Drawing App/ Software: The other essential item you need is drawing software. As a beginner, we would recommend you use free drawing software. But if you want – you can also try some paid options as well.
Here are some of the good ones.
Ways of learning digital art
There are two ways of learning digital art, or anything for that matter
- Doing it yourself (self-taught)
- Online courses
- Free tutorials
- Art school (with certification)
This guide is mainly for people who want to be a self-taught artist, but even if fall into the second category, you can still get a lot of value from this post.
Learning Digital art – getting the basics right
In order to learn a new skill, you need to get the basics right and learn the fundamental rules of the game.
One of the first things you learn in art classes is how to hold the pencil right, types of pencil (HB, 1B, 2B, etc.) and difference between them, different types of strokes, how to draw a continuous line.
These basic concepts are very similar to traditional drawing and can be practiced better if you draw with a pencil than a stylus. And for that reason, you often hear artists recommend starting out with pencil and paper when trying to learn digital art.
In my personal opinion, it is not necessary to learn traditional drawing before digital, you can start right off with digital.

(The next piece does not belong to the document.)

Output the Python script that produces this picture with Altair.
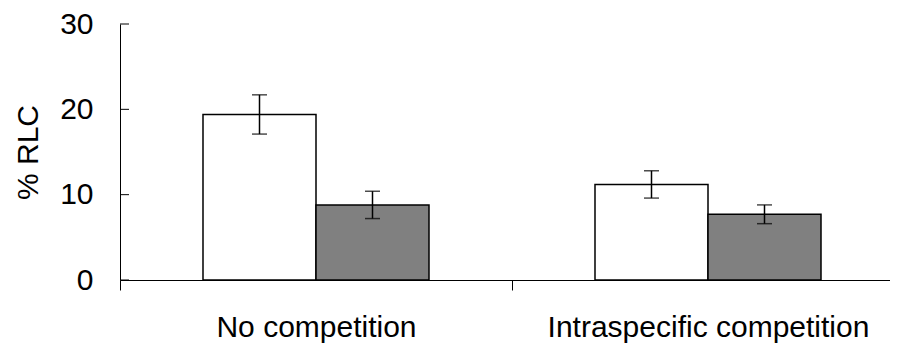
import altair as alt
import pandas as pd

groups = ["No competition", "No competition", "Intraspecific competition", "Intraspecific competition"]
series = ["A", "B", "A", "B"]
values = [19.4, 8.8, 11.2, 7.7]
errors = [2.3, 1.6, 1.6, 1.1]
y_ticks = [0, 10, 20, 30]
group_order = ["No competition", "Intraspecific competition"]
colors = ["#ffffff", "#808080"]

df = pd.DataFrame({"group": groups, "series": series, "value": values, "err": errors})
df["lo"] = df["value"] - df["err"]
df["hi"] = df["value"] + df["err"]
tick_df = pd.DataFrame({"t": y_ticks})

FONT = "Liberation Sans"

x_scale = alt.Scale(range=[0, 784], paddingInner=0, paddingOuter=0)
x_enc = alt.X(
    "group:N",
    sort=group_order,
    scale=x_scale,
    axis=alt.Axis(
        title=None, tickBand="extent", tickSize=10, tickColor="#000", domainColor="#000",
        labelFont=FONT, labelFontSize=30, labelColor="#000", labelBaseline="alphabetic",
        labelPadding=46, labelAngle=0, labelLimit=0, grid=False,
    ),
)
xo = alt.XOffset("series:N", scale=alt.Scale(paddingInner=0, paddingOuter=0.7345))
y_scale = alt.Scale(domain=[0, 30], nice=False)

base = alt.Chart(df)

bars = base.mark_bar(stroke="#000", strokeWidth=1.5).encode(
    x=x_enc,
    xOffset=xo,
    y=alt.Y(
        "value:Q", scale=y_scale,
        axis=alt.Axis(
            values=y_ticks, ticks=False, grid=False, domainColor="#000",
            labelFont=FONT, labelFontSize=30, labelColor="#000", labelPadding=27,
            title="% RLC", titleFont=FONT, titleFontSize=30, titleFontWeight="normal",
            titleColor="#000", titleAngle=270, titleBaseline="alphabetic",
            titleX=-83, titleY=128, titleAlign="center",
        ),
    ),
    color=alt.Color("series:N", scale=alt.Scale(domain=["A", "B"], range=colors), legend=None),
)

rules = base.mark_rule(color="#000", strokeWidth=1.5).encode(
    x=alt.X("group:N", sort=group_order), xOffset=xo,
    y=alt.Y("lo:Q", scale=y_scale), y2="hi:Q",
)
caps_lo = base.mark_tick(color="#000", size=15, thickness=1.5, orient="horizontal").encode(
    x=alt.X("group:N", sort=group_order), xOffset=xo, y=alt.Y("lo:Q", scale=y_scale),
)
caps_hi = base.mark_tick(color="#000", size=15, thickness=1.5, orient="horizontal").encode(
    x=alt.X("group:N", sort=group_order), xOffset=xo, y=alt.Y("hi:Q", scale=y_scale),
)
yticks = alt.Chart(tick_df).mark_rule(color="#000", strokeWidth=1).encode(
    y=alt.Y("t:Q", scale=y_scale), x=alt.value(0), x2=alt.value(9),
)

chart = alt.layer(bars, rules, caps_lo, caps_hi, yticks).properties(
    width=770, height=256,
    background="#ffffff",
    autosize=alt.AutoSizeParams(type="none"),
    padding={"left": 112, "top": 16, "right": 0, "bottom": 64},
).configure_view(strokeWidth=0, stroke="transparent")

chart.save("out.html", embed_options={"renderer": "svg", "actions": False})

In digital art, one of the first things you will learn is how to set up your document and learn about file size, resolution, layers, menus – so on, and so forth – basically getting acquainted with the drawing software.
Only after that, you will learn the basic strokes and line drawing techniques.
Drawing with a stylus is not that different from drawing with a pencil. In digital art, you will learn about pressure sensitivity and drawing some basic shapes.
There are a number of tutorials that teach you basic drawing exercises such as hatching, cross-hatching, pen pressure control, and drawing shapes.
Here is a good one.
This tutorial is made using an iPad but this can be followed on any drawing device with a pressure sensing stylus.
These exercises help you get comfortable with the stylus and build some muscle memory. We recommend practicing these exercises every day for the first few days.
Other than that, you can also try tracing over some of your favorite characters.
Once you get comfortable with drawing with the stylus and can draw some basic shapes, then you are ready to move on to the next level, that is understanding the fundamentals.
These fundamental concepts apply to all sorts of artwork no matter you are drawing digital or traditional.
Fundamentals of art – examples
- Form and Structure
- Anatomy and proportions
- Value (lighting)
More info: What are the fundamentals of art?
These fundamentals are like building blocks of a good artwork where you can stack one concept over the other. As you learn these you will slowly start to see the improvement and within a few months, you will be able to draw fairly well.
Following a course vs learning from random sources
Following a course is a better choice in the beginning because then you will have a set path and won’t miss any important concepts.
Now the courses themselves can be either free or paid. There are a number of courses both free and paid for beginners that can take you from zero to creating amazing pieces of artwork.
Here are some of the courses that we recommend
Ctrl Paint (free) – for Beginners (Recommended)
Ultimate Guide to Digitally painting everything (paid) – for Beginners
Paintable (Paid – with a lot of free tutorials) – for Intermediate artists
Once you go through some of these courses, then is the right time to look around and learn from random youtube videos and websites.
Practice is the name of the game
No matter how many courses you are attending and where you are learning digital art from, the more you practice – the better you get at it.
That is the only way of getting good at digital art.
Drawing art can be a really rewarding process, but learning it can be a bit boring. Over time you may find yourself losing interest, which happens with so many beginners. We recommend you develop a routine and practice every day for a set period of time.
Slowly as you learn new techniques, you will start making great digital paintings and by that time you will be hooked.
FAQs – frequently asked questions
Here are some of the questions that are often asked by beginners who are just getting started with digital art.
Do you need a degree for getting a job as a digital artist?
Not necessarily. There are numerous companies hiring artists based on their skills. Plus you have other ways of making your art skills a profession such as commission work and freelancing.
But still, there are some cases where you are required to have an art degree. If there is any specific company or job that you want to take and that needs a degree or certification, go join an art school.
Is tradition more difficult than digital?
Many people especially those who have little knowledge about digital art say that digital is easier than traditional drawing, but that is not simply true.
You require skill, creativity, and experience to draw good artwork no matter whether it is digital or traditional. At the same time having an undo button and layer system definitely helps.
In simple words, Digital is not less difficult than traditional pen and paper drawing, it is just different.
How much time does it take to learn digital art?
It depends on you, but if you are consistent you can start drawing well within two months, or maybe sooner.